↓↓↓
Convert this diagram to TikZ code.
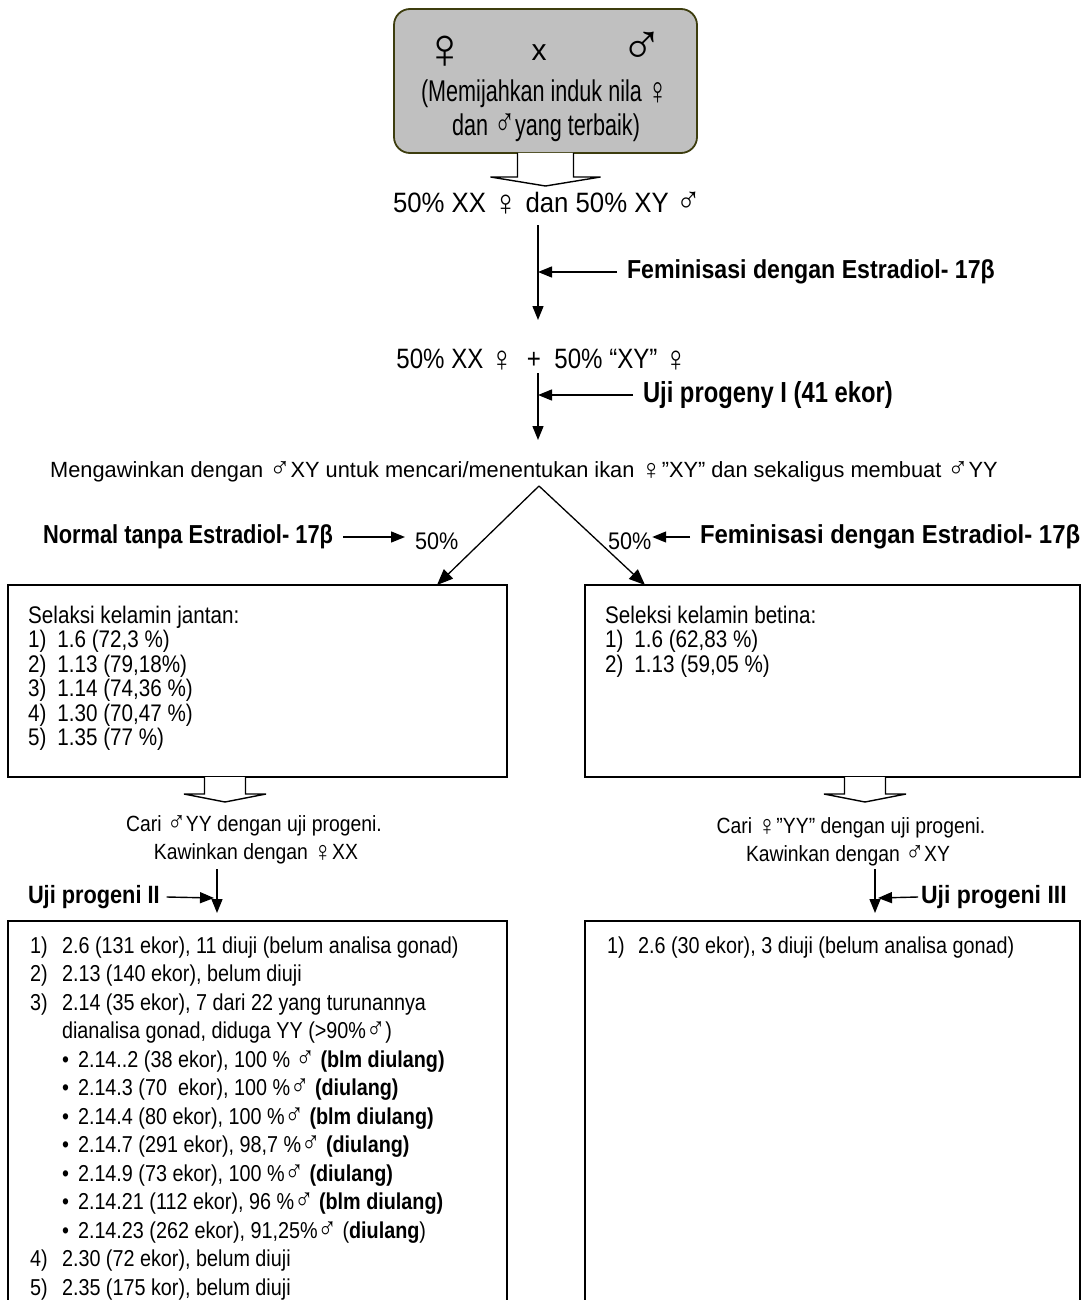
\documentclass[tikz,border=0pt]{standalone}
\usepackage{fontspec}
\usepackage{graphicx}
\setmainfont{Liberation Sans}
\usetikzlibrary{arrows.meta,calc}
\definecolor{boxgray}{HTML}{C0C0C0}
\definecolor{boxedge}{HTML}{3D3D0E}
\newcommand\hs[2]{\scalebox{#1}[1]{#2}}
\newcommand\fs[1]{\fontsize{#1}{#1}\selectfont}
\newcommand\fsl[2]{\fontsize{#1}{#2}\selectfont}
\newcommand\Fe{\raisebox{-0.1em}{\scalebox{1.3}{♀}}}
\newcommand\Ma{\scalebox{1.3}{♂}}
\newcommand\nb[1]{\makebox[34pt][l]{#1}}
\newcommand\nbb[1]{\makebox[37pt][l]{#1}}
\newcommand\bul{\hspace*{37pt}\makebox[18.6pt][l]{\textbullet}}
\begin{document}
\begin{tikzpicture}[x=1pt,y=-1pt,
  lbl/.style={inner sep=0pt, outer sep=0pt, anchor=center},
  arr/.style={line width=1.4pt, -{Triangle[length=14pt,width=11pt]}},
  darr/.style={line width=1.3pt, -{Triangle[length=16pt,width=13pt]}},
  panel/.style={draw=black, line width=1.8pt, inner sep=0pt, outer sep=0pt, anchor=north west},
  blk/.style={draw=black, line width=1.4pt, fill=white, line join=miter}]
\useasboundingbox (0,0) rectangle (1085,1300);
\clip (0,0) rectangle (1085,1300);

% ---- top box
\node[draw=boxedge, fill=boxgray, line width=1.8pt, rounded corners=16pt,
      minimum width=303pt, minimum height=144pt, inner sep=0pt, outer sep=0pt] (top) at (545.5,81) {};
\node[lbl] (fe0) at (445,52) {\fs{36}\scalebox{1.6}{♀}};
\node[lbl] (x0) at (539,53) {\fs{30}x};
\node[lbl] (ma0) at (642,48) {\fs{36}\scalebox{1.6}{♂}};
\node[lbl] (l2) at (545,94) {\hs{0.72}{\fs{30}(Memijahkan induk nila \Fe}};
\node[lbl] (l3) at (546,128) {\hs{0.72}{\fs{30}dan \Ma yang terbaik)}};

% block arrow below top box
\draw[blk] ($(top.south)+(-28,0)$) -- ++(0,24) -- ++(-27,0) -- ($(top.south)+(0,33)$)
  -- ($(top.south)+(55,24)$) -- ++(-27,0) -- ++(0,-24);

\node[lbl] (t1) at (547,204) {\hs{0.92}{\fs{28}50\% XX \Fe\ dan 50\% XY \Ma}};

\coordinate (v1a) at (538,225);
\coordinate (v1b) at (538,320);
\draw[arr] (v1a) -- (v1b);
\node[lbl, anchor=west] (fem1) at (627,272) {\hs{0.89}{\fs{26}\bfseries Feminisasi dengan Estradiol- 17β}};
\coordinate (f1t) at (538,272);
\draw[arr] ($(fem1.west)+(-10,0)$) -- (f1t);

\node[lbl] (t2) at (542,360) {\hs{0.86}{\fs{28}50\% XX \Fe\ \ +\ \ 50\% “XY” \Fe}};
\coordinate (v2a) at (538,373);
\coordinate (v2b) at (538,440);
\draw[arr] (v2a) -- (v2b);
\node[lbl, anchor=west] (uji1) at (643,395) {\hs{0.82}{\fs{29}\bfseries Uji progeny I (41 ekor)}};
\coordinate (u1t) at (538,395);
\draw[arr] ($(uji1.west)+(-10,0)$) -- (u1t);

% ---- mating line
\node[lbl] (mg) at (524,472) {\hs{0.99}{\fs{22}Mengawinkan dengan \Ma XY untuk mencari/menentukan ikan \Fe”XY” dan sekaligus membuat \Ma YY}};
\coordinate (apex) at (539,486);

% ---- upper boxes
\node[panel, minimum width=499pt, minimum height=192pt] (lbox) at (8,585) {};
\node[panel, minimum width=495pt, minimum height=192pt] (rbox) at (585,585) {};
\coordinate (ltip) at (437,585);
\coordinate (rtip) at (645,585);
\draw[darr] (apex) -- (ltip);
\draw[darr] (apex) -- (rtip);

\node[lbl, anchor=west] (nt) at (43,537) {\hs{0.84}{\fs{26}\bfseries Normal tanpa Estradiol- 17β}};
\node[lbl, anchor=west] (p50l) at (415,541) {\hs{0.9}{\fs{24}50\%}};
\draw[arr] ($(nt.east)+(10,0)$) -- ($(p50l.west)+(-10,-4)$);
\node[lbl, anchor=west] (p50r) at (608,541) {\hs{0.9}{\fs{24}50\%}};
\node[lbl, anchor=west] (fem2) at (700,537) {\hs{0.92}{\fs{26}\bfseries Feminisasi dengan Estradiol- 17β}};
\draw[arr] ($(fem2.west)+(-10,0)$) -- ($(p50r.east)+(1,-4)$);

\node[anchor=base west, inner sep=0pt] (ltxt) at (28,623) {\hs{0.86}{\fsl{24}{24}%
\begin{tabular}[t]{@{}l@{}}
Selaksi kelamin jantan:\\
\nb{1)}1.6 (72,3 \%)\\
\nb{2)}1.13 (79,18\%)\\
\nb{3)}1.14 (74,36 \%)\\
\nb{4)}1.30 (70,47 \%)\\
\nb{5)}1.35 (77 \%)
\end{tabular}}};
\node[anchor=base west, inner sep=0pt] (rtxt) at (605,623) {\hs{0.86}{\fsl{24}{24}%
\begin{tabular}[t]{@{}l@{}}
Seleksi kelamin betina:\\
\nb{1)}1.6 (62,83 \%)\\
\nb{2)}1.13 (59,05 \%)
\end{tabular}}};

% block arrows below upper boxes
\coordinate (ha2) at (225,777);
\draw[blk] ($(ha2)+(-20.5,0)$) -- ++(0,17) -- ++(-20.5,0) -- ($(ha2)+(0,25)$)
  -- ($(ha2)+(41,17)$) -- ++(-20.5,0) -- ++(0,-17);
\coordinate (ha3) at (865,777);
\draw[blk] ($(ha3)+(-20.5,0)$) -- ++(0,17) -- ++(-20.5,0) -- ($(ha3)+(0,25)$)
  -- ($(ha3)+(41,17)$) -- ++(-20.5,0) -- ++(0,-17);

\node[lbl] (cari1) at (254,826) {\hs{0.88}{\fs{22}Cari \Ma YY dengan uji progeni.}};
\node[lbl] (kaw1) at (256,854) {\hs{0.88}{\fs{22}Kawinkan dengan \Fe XX}};
\node[lbl] (cari2) at (851,828) {\hs{0.88}{\fs{22}Cari \Fe”YY” dengan uji progeni.}};
\node[lbl] (kaw2) at (848,856) {\hs{0.88}{\fs{22}Kawinkan dengan \Ma XY}};

% progeny II / III arrows
\node[lbl, anchor=west] (up2) at (28,897) {\hs{0.87}{\fs{25}\bfseries Uji progeni II}};
\coordinate (v3a) at (217,869);
\coordinate (v3b) at (217,913);
\draw[arr] (v3a) -- (v3b);
\draw[arr] ($(up2.east)+(7,0)$) -- (214,898);

\node[lbl, anchor=west] (up3) at (921,897) {\hs{0.92}{\fs{25}\bfseries Uji progeni III}};
\coordinate (v4a) at (875,869);
\coordinate (v4b) at (875,913);
\draw[arr] (v4a) -- (v4b);
\draw[arr] ($(up3.west)+(-3,0)$) -- (878,898);

% ---- lower boxes
\node[panel, minimum width=499pt, minimum height=420pt] (lbox2) at (8,921) {};
\node[panel, minimum width=495pt, minimum height=420pt] (rbox2) at (585,921) {};

\node[anchor=base west, inner sep=0pt] (l2txt) at (30,953) {\hs{0.86}{\fsl{23}{28.5}%
\begin{tabular}[t]{@{}l@{}}
\nbb{1)}2.6 (131 ekor), 11 diuji (belum analisa gonad)\\
\nbb{2)}2.13 (140 ekor), belum diuji\\
\nbb{3)}2.14 (35 ekor), 7 dari 22 yang turunannya\\
\hspace*{37pt}dianalisa gonad, diduga YY (>90\%\Ma)\\
\bul 2.14..2 (38 ekor), 100 \% \Ma\ \textbf{(blm diulang)}\\
\bul 2.14.3 (70\ \ ekor), 100 \%\Ma\ \textbf{(diulang)}\\
\bul 2.14.4 (80 ekor), 100 \%\Ma\ \textbf{(blm diulang)}\\
\bul 2.14.7 (291 ekor), 98,7 \%\Ma\ \textbf{(diulang)}\\
\bul 2.14.9 (73 ekor), 100 \%\Ma\ \textbf{(diulang)}\\
\bul 2.14.21 (112 ekor), 96 \%\Ma\ \textbf{(blm diulang)}\\
\bul 2.14.23 (262 ekor), 91,25\%\Ma\ (\textbf{diulang})\\
\nbb{4)}2.30 (72 ekor), belum diuji\\
\nbb{5)}2.35 (175 kor), belum diuji
\end{tabular}}};

\node[anchor=base west, inner sep=0pt] (r2txt) at (607,953) {\hs{0.86}{\fsl{23}{28.5}%
\begin{tabular}[t]{@{}l@{}}
\makebox[36pt][l]{1)}2.6 (30 ekor), 3 diuji (belum analisa gonad)
\end{tabular}}};
\end{tikzpicture}
\end{document}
↑↑↑
_Brief:_
Pictures stay out. Repeat only the lines from the beginning of the data through the line that has "(l3) at (546,128)".

_Complete output:_
Convert this diagram to TikZ code.
\documentclass[tikz,border=0pt]{standalone}
\usepackage{fontspec}
\usepackage{graphicx}
\setmainfont{Liberation Sans}
\usetikzlibrary{arrows.meta,calc}
\definecolor{boxgray}{HTML}{C0C0C0}
\definecolor{boxedge}{HTML}{3D3D0E}
\newcommand\hs[2]{\scalebox{#1}[1]{#2}}
\newcommand\fs[1]{\fontsize{#1}{#1}\selectfont}
\newcommand\fsl[2]{\fontsize{#1}{#2}\selectfont}
\newcommand\Fe{\raisebox{-0.1em}{\scalebox{1.3}{♀}}}
\newcommand\Ma{\scalebox{1.3}{♂}}
\newcommand\nb[1]{\makebox[34pt][l]{#1}}
\newcommand\nbb[1]{\makebox[37pt][l]{#1}}
\newcommand\bul{\hspace*{37pt}\makebox[18.6pt][l]{\textbullet}}
\begin{document}
\begin{tikzpicture}[x=1pt,y=-1pt,
  lbl/.style={inner sep=0pt, outer sep=0pt, anchor=center},
  arr/.style={line width=1.4pt, -{Triangle[length=14pt,width=11pt]}},
  darr/.style={line width=1.3pt, -{Triangle[length=16pt,width=13pt]}},
  panel/.style={draw=black, line width=1.8pt, inner sep=0pt, outer sep=0pt, anchor=north west},
  blk/.style={draw=black, line width=1.4pt, fill=white, line join=miter}]
\useasboundingbox (0,0) rectangle (1085,1300);
\clip (0,0) rectangle (1085,1300);

% ---- top box
\node[draw=boxedge, fill=boxgray, line width=1.8pt, rounded corners=16pt,
      minimum width=303pt, minimum height=144pt, inner sep=0pt, outer sep=0pt] (top) at (545.5,81) {};
\node[lbl] (fe0) at (445,52) {\fs{36}\scalebox{1.6}{♀}};
\node[lbl] (x0) at (539,53) {\fs{30}x};
\node[lbl] (ma0) at (642,48) {\fs{36}\scalebox{1.6}{♂}};
\node[lbl] (l2) at (545,94) {\hs{0.72}{\fs{30}(Memijahkan induk nila \Fe}};
\node[lbl] (l3) at (546,128) {\hs{0.72}{\fs{30}dan \Ma yang terbaik)}};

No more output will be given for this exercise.